Choosing vs. Feeling

It's an interesting conundrum - discerning when to feel and when to choose a different way of being.

I think that it is important to feel, particularly in our culture, where being in the body and fully experiencing emotions and sensations is more uncommon in favor of numbing out or thinking and intellectualizing. I notice the numbing in many forms: substances, TV, work, etc. On the flipside is focusing on choosing a different reality, also often at the expense of being present with what is and disconnecting from the body, getting lost in a vision without root and ground in the physical.

On a personal level, I notice that I can get too stuck in feeling, believing that it's important just to feel for the sake of feeling and being present. When I do this, I often feel stuck and bogged down in the feeling. I noticed this yesterday, when Anakha pointed out to me that I could choose something other than being angry. When she said it, a light bulb went off; I never realized before that there even was a choice, that I could choose to let it go and focus on something else. Maybe it seems obvious, but it never occurred to me before.
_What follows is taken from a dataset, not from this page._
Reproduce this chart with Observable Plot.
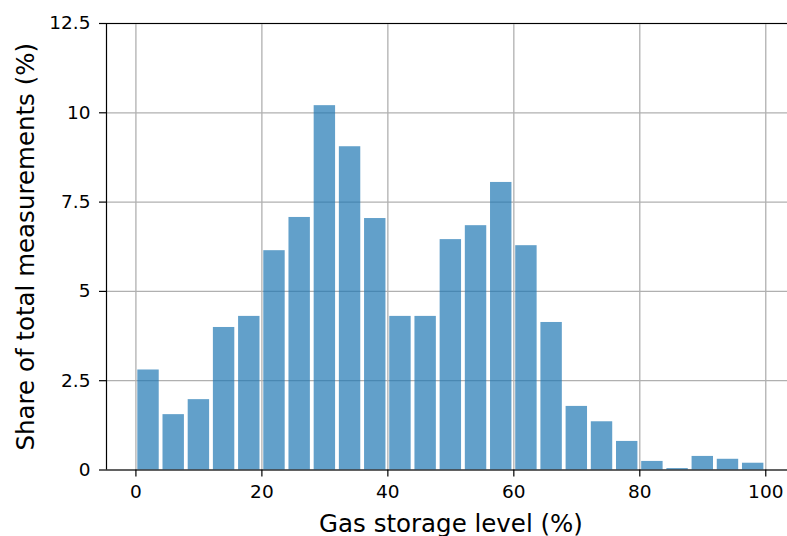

I've felt a lot of anger and rage in my life, and still do. Even though it has diminished as I've done work around it, it still does get in the way for me from becoming free. It becomes a shield, a way to stay stuck, a safe place. I definitely feel vulnerable when I move into choosing something else.

I think I've felt enough anger in my life to not have to feel it any more. It is time to let it go and focus on what I want, and let go of the past. It is time to trust. It is time to open.